How does Nginx look-up cached resource?

Tue Sep 8 23:09:28 UTC 2015

On 08.09.2015 3:29, Sergey Brester wrote:

>> There is no obscurity here. Value of proxy_cache_key is known,
>> hash function is known, nginx sources is open and available.

> If value of proxy_cache_key is known and attackers can generate it,
> what do you want to protect with some hash value?

I want protect backend from DDoS attack caused by nginx cache
poisoning caused by easily discoverable collisions of MurMurHash.

So, using MurMurHash in nginx is bad idea, because this allow
any attacker virtually turn off nginx cache for any cache entries.

> If attacker can use any key - it's no matter which hash algorithm you
> have used (attacker can get entry).

Attacker can get entry from nginx cache, not from backend - it is Ok.
Cache is fast and backend will be not overloaded in this use case.

For example, if site www.examle.com has popular page
http://www.examle.com/very-popular-page/ frequently requested
by users from cache - site work fine.

But if attacker generate request to other page, for example,
http://www.examle.com/other-page/?some-text-wkjhwhgfwjefwje
and hash of proxy_cache_key value of this page
will be the same as hash of proxy_cache_key value
of page http://www.examle.com/very-popular-page/
- as you say previously, nginx cache entry
will be replaced with new page content.

And if any other user request http://www.examle.com/very-popular-page/
- nginx can't process this request from cache and must send it to
backend, because full key comparison say, what cache entry contains
different page, not requested one.

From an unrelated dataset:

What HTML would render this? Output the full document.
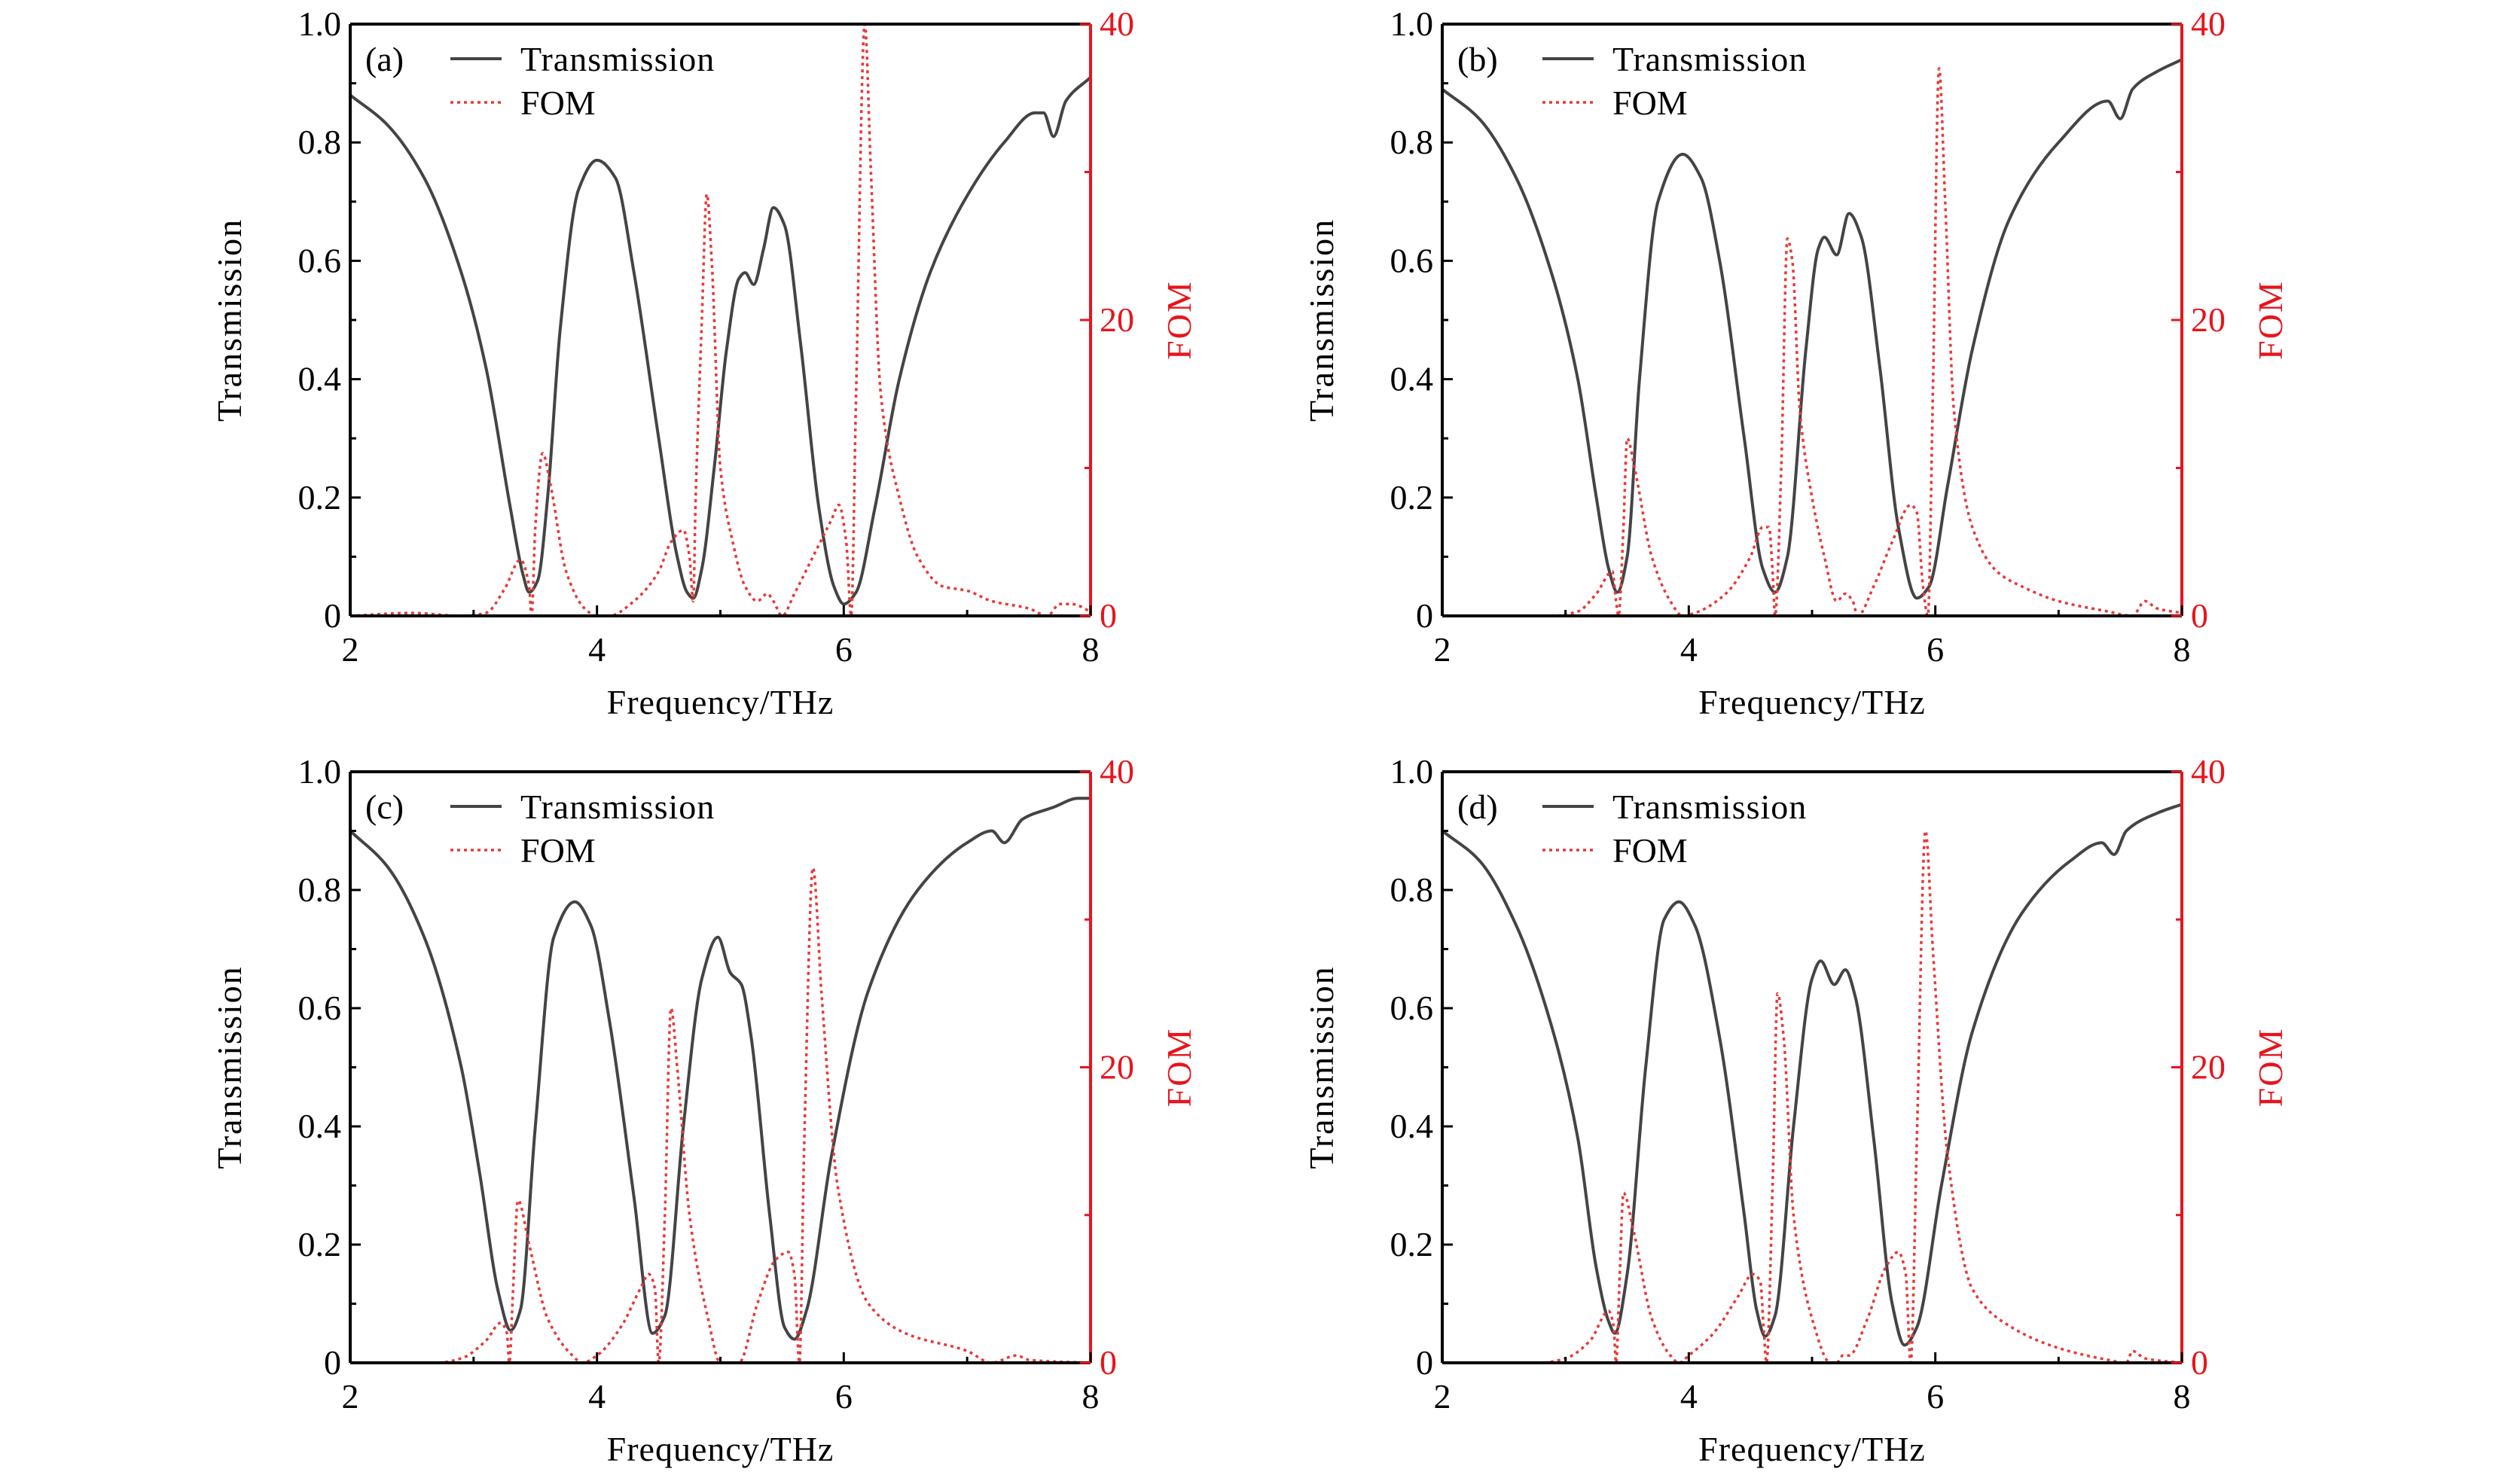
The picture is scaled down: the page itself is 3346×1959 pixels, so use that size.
<!DOCTYPE html>
<html><head><meta charset="utf-8">
<style>
html,body{margin:0;padding:0;background:#fff;}
svg{display:block;}
svg text{font-family:"Liberation Serif","DejaVu Serif",serif;}
</style></head>
<body>
<svg id="fig" width="3346" height="1959" viewBox="0 0 3346 1959" xmlns="http://www.w3.org/2000/svg" font-family="Liberation Serif, serif"></svg>
<script>
// ---- Data (frequency in THz, transmission 0-1, FOM 0-40) ----
const freqA = [2,2.3,2.6,2.9,3.1,3.3,3.4,3.45,3.52,3.6,3.7,3.85,4.0,4.15,4.3,4.5,4.65,4.73,4.78,4.85,4.95,5.05,5.15,5.2,5.27,5.35,5.43,5.52,5.65,5.8,5.92,6.0,6.1,6.25,6.45,6.7,7.0,7.3,7.55,7.62,7.7,7.8,8];
const transA = [0.88,0.83,0.74,0.58,0.42,0.18,0.07,0.04,0.06,0.2,0.48,0.72,0.77,0.74,0.58,0.3,0.1,0.04,0.03,0.08,0.25,0.45,0.57,0.58,0.56,0.62,0.69,0.66,0.46,0.18,0.05,0.02,0.04,0.18,0.4,0.58,0.71,0.8,0.85,0.85,0.81,0.87,0.91];
const fomFreqA = [2,2.5,2.9,3.1,3.25,3.38,3.45,3.47,3.5,3.56,3.62,3.75,3.9,4.0,4.1,4.3,4.5,4.6,4.7,4.75,4.78,4.8,4.85,4.89,4.93,5.0,5.1,5.2,5.3,5.38,5.43,5.5,5.6,5.75,5.9,5.96,6.02,6.06,6.1,6.17,6.22,6.3,6.45,6.6,6.8,7.0,7.2,7.5,7.65,7.75,7.85,8];
const fomA = [0,0.2,0,0.2,1.8,3.8,2,0,6,11,9,3,0.5,0,0,1,3,5,5.8,4,1,8,20,28.5,24,10,5,2,1,1.5,1,0,1.5,4,6.5,7.5,5,0,15,40,30,15,8,4,2,1.7,1,0.5,0,0.8,0.8,0.3];

const freqB = [2,2.3,2.6,2.9,3.1,3.25,3.35,3.42,3.5,3.6,3.75,3.95,4.1,4.25,4.45,4.6,4.7,4.8,4.95,5.05,5.1,5.2,5.3,5.4,5.55,5.7,5.85,5.95,6.1,6.3,6.6,7.0,7.4,7.5,7.6,7.8,8];
const transB = [0.89,0.84,0.74,0.57,0.4,0.2,0.08,0.04,0.1,0.4,0.7,0.78,0.74,0.6,0.3,0.08,0.04,0.1,0.45,0.62,0.64,0.61,0.68,0.64,0.42,0.15,0.03,0.05,0.22,0.45,0.67,0.8,0.87,0.84,0.89,0.92,0.94];
const fomFreqB = [2,2.9,3.1,3.25,3.38,3.41,3.43,3.47,3.5,3.56,3.7,3.85,3.95,4.05,4.3,4.5,4.6,4.65,4.68,4.7,4.75,4.8,4.84,4.9,5.0,5.1,5.2,5.27,5.33,5.37,5.5,5.65,5.8,5.85,5.9,5.94,5.98,6.03,6.08,6.15,6.3,6.5,6.7,7.0,7.4,7.6,7.7,7.8,8];
const fomB = [0,0,0.3,1.5,3,1,0,6,12,10,4,1,0,0.2,1.5,4,6,6,3,0,10,25.5,24,14,8,4,1,1.5,1,0,2,5,7.5,7,2,0,15,37,28,14,6,3,2,1,0.3,0,1,0.5,0.2];

const freqC = [2,2.3,2.6,2.9,3.05,3.2,3.3,3.38,3.5,3.65,3.82,3.95,4.1,4.3,4.45,4.55,4.7,4.85,4.98,5.08,5.17,5.25,5.4,5.52,5.6,5.7,5.9,6.2,6.6,7.0,7.2,7.3,7.45,7.7,7.9,8];
const transC = [0.9,0.84,0.72,0.5,0.32,0.12,0.055,0.09,0.4,0.72,0.78,0.74,0.58,0.28,0.05,0.08,0.4,0.65,0.72,0.66,0.64,0.55,0.25,0.06,0.04,0.09,0.35,0.63,0.8,0.88,0.9,0.88,0.92,0.94,0.955,0.955];
const fomFreqC = [2,2.7,2.9,3.1,3.22,3.27,3.29,3.32,3.36,3.45,3.6,3.8,3.88,4.0,4.2,4.35,4.42,4.47,4.5,4.55,4.6,4.65,4.75,4.9,5.0,5.05,5.15,5.3,5.45,5.55,5.6,5.64,5.68,5.75,5.82,5.95,6.2,6.5,7.0,7.2,7.4,7.5,8];
const fomC = [0,0,0.3,1.5,2.7,2,0,5,11,8,3,0.5,0,0.5,2.5,5,6,5,0,10,24,20,10,3,0,0,0,4,7,7.5,6,0,15,33.5,25,12,4,2,0.8,0,0.5,0.2,0];

const freqD = [2,2.3,2.6,2.9,3.1,3.25,3.35,3.4,3.5,3.65,3.8,3.92,4.05,4.25,4.45,4.55,4.62,4.7,4.85,5.0,5.07,5.18,5.27,5.35,5.5,5.65,5.75,5.85,6.05,6.3,6.7,7.1,7.35,7.45,7.55,7.8,8];
const transD = [0.9,0.85,0.74,0.56,0.38,0.16,0.07,0.05,0.15,0.5,0.75,0.78,0.74,0.55,0.25,0.09,0.045,0.08,0.4,0.65,0.68,0.64,0.665,0.62,0.38,0.1,0.03,0.06,0.3,0.56,0.76,0.85,0.88,0.86,0.9,0.93,0.945];
const fomFreqD = [2,2.8,3.0,3.2,3.35,3.39,3.41,3.44,3.47,3.55,3.7,3.85,3.92,4.0,4.2,4.4,4.52,4.58,4.61,4.63,4.68,4.72,4.77,4.85,5.0,5.15,5.2,5.25,5.3,5.45,5.6,5.7,5.76,5.8,5.85,5.92,5.98,6.1,6.3,6.6,7.0,7.4,7.55,7.6,7.7,8];
const fomD = [0,0,0.3,1.5,3.5,2.5,0,6,11.5,9,3,0.5,0,0.5,2,4.5,6,5.5,2,0,12,25,22,10,3,0,0,0.5,0.5,3,6.5,7.5,6,0,15,36,28,14,5,2.5,1,0.2,0,0.8,0.3,0];

const xTicks = [2,4,6,8];
const xMinor = [3,5,7];
const yTicks = [0,0.2,0.4,0.6,0.8,1.0];
const yTickLabels = ["0","0.2","0.4","0.6","0.8","1.0"];
const yMinor = [0.1,0.3,0.5,0.7,0.9];
const fomTicks = [0,20,40];
const fomMinor = [10,30];

const panels = [
  {id:'a', x0:465, x1:1448, y0:32, y1:818, f:freqA, t:transA, ff:fomFreqA, fo:fomA},
  {id:'b', x0:1915, x1:2897, y0:32, y1:818, f:freqB, t:transB, ff:fomFreqB, fo:fomB},
  {id:'c', x0:465, x1:1448, y0:1025, y1:1810, f:freqC, t:transC, ff:fomFreqC, fo:fomC},
  {id:'d', x0:1915, x1:2897, y0:1025, y1:1810, f:freqD, t:transD, ff:fomFreqD, fo:fomD}
];

const NS='http://www.w3.org/2000/svg';
const svg=document.getElementById('fig');
const SERIF='Liberation Serif, serif';
function el(tag,attrs,parent,text){
  const e=document.createElementNS(NS,tag);
  for(const k in attrs) e.setAttribute(k,attrs[k]);
  if(tag==='text') e.setAttribute('font-family',SERIF);
  if(text!==undefined) e.textContent=text;
  (parent||svg).appendChild(e);
  return e;
}
// monotone cubic (Fritsch-Carlson) path through pixel points
function smoothPath(X,Y){
  const n=X.length, dx=[], m=[], t=new Array(n);
  for(let i=0;i<n-1;i++){dx.push(X[i+1]-X[i]); m.push((Y[i+1]-Y[i])/(X[i+1]-X[i]));}
  t[0]=m[0]; t[n-1]=m[n-2];
  for(let i=1;i<n-1;i++){ t[i]=(m[i-1]*m[i]<=0)?0:(3*(dx[i-1]+dx[i]))/((2*dx[i]+dx[i-1])/m[i-1]+(dx[i]+2*dx[i-1])/m[i]); }
  let d='M'+X[0].toFixed(1)+','+Y[0].toFixed(1);
  for(let i=0;i<n-1;i++){
    const h=dx[i]/3;
    d+='C'+(X[i]+h).toFixed(1)+','+(Y[i]+t[i]*h).toFixed(1)+' '+(X[i+1]-h).toFixed(1)+','+(Y[i+1]-t[i+1]*h).toFixed(1)+' '+X[i+1].toFixed(1)+','+Y[i+1].toFixed(1);
  }
  return d;
}
const RED='#e8141c', FOMC='#e53a3a', DARK='#444';

panels.forEach(p=>{
  const g=el('g',{});
  
  
  const sx=v=>p.x0+(v-2)/6*(p.x1-p.x0);
  const sy=v=>p.y1-v*(p.y1-p.y0);
  const sf=v=>p.y1-v/40*(p.y1-p.y0);
  const tl=el('path',{d:smoothPath(p.f.map(sx),p.t.map(sy)),fill:'none',stroke:DARK,'stroke-width':4,'stroke-linejoin':'round'},g);
  
  
  const fl=el('path',{d:smoothPath(p.ff.map(sx),p.fo.map(sf)),fill:'none',stroke:FOMC,'stroke-width':3.5,'stroke-dasharray':'4 5'},g);
  
  
  // frame
  el('line',{x1:p.x0,y1:p.y0,x2:p.x1,y2:p.y0,stroke:'#000','stroke-width':4},g);
  el('line',{x1:p.x0,y1:p.y1,x2:p.x1,y2:p.y1,stroke:'#000','stroke-width':4},g);
  el('line',{x1:p.x0,y1:p.y0,x2:p.x0,y2:p.y1,stroke:'#000','stroke-width':4},g);
  el('line',{x1:p.x1,y1:p.y0,x2:p.x1,y2:p.y1,stroke:RED,'stroke-width':4},g);
  xTicks.forEach(v=>{
    el('line',{x1:sx(v),y1:p.y1,x2:sx(v),y2:p.y1-14,stroke:'#000','stroke-width':3},g);
    const t=el('text',{x:sx(v),y:p.y1+60,'text-anchor':'middle','font-size':46},g,String(v));
    
    
  });
  xMinor.forEach(v=>el('line',{x1:sx(v),y1:p.y1,x2:sx(v),y2:p.y1-8,stroke:'#000','stroke-width':3},g));
  yTicks.forEach((v,i)=>{
    el('line',{x1:p.x0,y1:sy(v),x2:p.x0+14,y2:sy(v),stroke:'#000','stroke-width':3},g);
    const t=el('text',{x:p.x0-12,y:sy(v)+15,'text-anchor':'end','font-size':46},g,yTickLabels[i]);
    
    
  });
  yMinor.forEach(v=>el('line',{x1:p.x0,y1:sy(v),x2:p.x0+8,y2:sy(v),stroke:'#000','stroke-width':3},g));
  fomTicks.forEach(v=>{
    el('line',{x1:p.x1,y1:sf(v),x2:p.x1-14,y2:sf(v),stroke:RED,'stroke-width':3},g);
    const t=el('text',{x:p.x1+12,y:sf(v)+15,'text-anchor':'start','font-size':46,fill:RED},g,String(v));
    
    
  });
  fomMinor.forEach(v=>el('line',{x1:p.x1,y1:sf(v),x2:p.x1-8,y2:sf(v),stroke:RED,'stroke-width':3},g));
  const cy=(p.y0+p.y1)/2, cx=(p.x0+p.x1)/2;
  const yt=el('text',{x:0,y:0,'text-anchor':'middle','font-size':46,'letter-spacing':2,transform:`translate(${p.x0-145},${cy}) rotate(-90)`},g,'Transmission');
  
  
  const ft=el('text',{x:0,y:0,'text-anchor':'middle','font-size':46,fill:RED,'letter-spacing':2,transform:`translate(${p.x1+133},${cy}) rotate(-90)`},g,'FOM');
  
  
  const xt=el('text',{x:cx,y:p.y1+130,'text-anchor':'middle','font-size':46,'letter-spacing':1},g,'Frequency/THz');
  
  
  const lg=el('g',{},g);
  
  
  el('text',{x:p.x0+20,y:p.y0+62,'font-size':46},lg,'('+p.id+')');
  el('line',{x1:p.x0+133,y1:p.y0+46,x2:p.x0+201,y2:p.y0+46,stroke:DARK,'stroke-width':4},lg);
  el('text',{x:p.x0+226,y:p.y0+62,'font-size':46,'letter-spacing':1},lg,'Transmission');
  el('line',{x1:p.x0+133,y1:p.y0+104,x2:p.x0+201,y2:p.y0+104,stroke:FOMC,'stroke-width':3.5,'stroke-dasharray':'4 5'},lg);
  el('text',{x:p.x0+226,y:p.y0+120,'font-size':46},lg,'FOM');
});
</script>
</body></html>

In same way nginx cache can be
turned off for any set of most popular pages on site, and backend
will be under DDoS and nginx cache can't help,
because it poisoned by collisions.

Root cause of this DDoS attack is usage of insecure MurMurHash.

>>> Hash value should be used only for fast searching of hash key. Not to
>>> identify the cached resources!
>> You remember proposed solution from your message?
>> http://mailman.nginx.org/pipermail/nginx-devel/2015-September/007286.html
>> [1]
>> Attacker easily can provide DDoS attack against nginx in this case:
>> http://www.securityweek.com/hash-table-collision-attacks-could-trigger-ddos-massive-scale
>> [2]
>> Hash Table Vulnerability Enables Wide-Scale DDoS Attacks
>
> And what's stopping him to do the same with much safe hash function?

"Collision resistance is a property of cryptographic hash functions".
- https://en.wikipedia.org/wiki/Collision_resistance

> On the contrary, don't forget the generating of such hash values is cpu
> greedy also.

You can check it by benchmark: openssl speed md5 sha1

Slow backend can generate *one* page several seconds.

>>> If your entry should be secure, the key (not it hash) should contain
>>> part of security token, authentication, salt etc.
>> This is "security through obscurity",
>> and you say, what this is bad thing.
> Wrong! Because if this secure parts in key are an internal nginx
> values/variables (authenticated user name, salt etc.), that the attacker
> never can use!

Default value of proxy_cache_key is $scheme$proxy_host$request_uri;
Frequently used proxy_cache_key value is $scheme$host$request_uri;

> He can theoretical use a variable part of key, to generate or brute some
> expected hash, equal with searched one, but the keys comparison makes
> all his attempts void.

Also this makes nginx cache void too.

If backend can't work without nginx cache - site will return denial
of service to customers, for example, by 504 Gateway Timeout Errors.

> 4) what do you want to do against it? If I understood it correct,
> instead of intensive load by page generation, you want shift the load
> into hash generation? Well, very clever. :)

Yes.

Doing sha1 for 3s on 1024 size blocks: 1955911 sha1's in 3.01s
Doing sha1 for 3s on 8192 size blocks:  289605 sha1's in 3.00s

Backend can generate only two pages in 3.00s

Compare 2 with 289605 and you will see ~ 100_000 performance boost.

>> Hash table implementations vulnerable to algorithmic complexity attacks
> That means the pure hashing, without keys comparison

With key comparison too, because thanks to insecure hash collisions,
hash table can be easily "converted" into linked list by attacker.

-- 
Best regards,
  Gena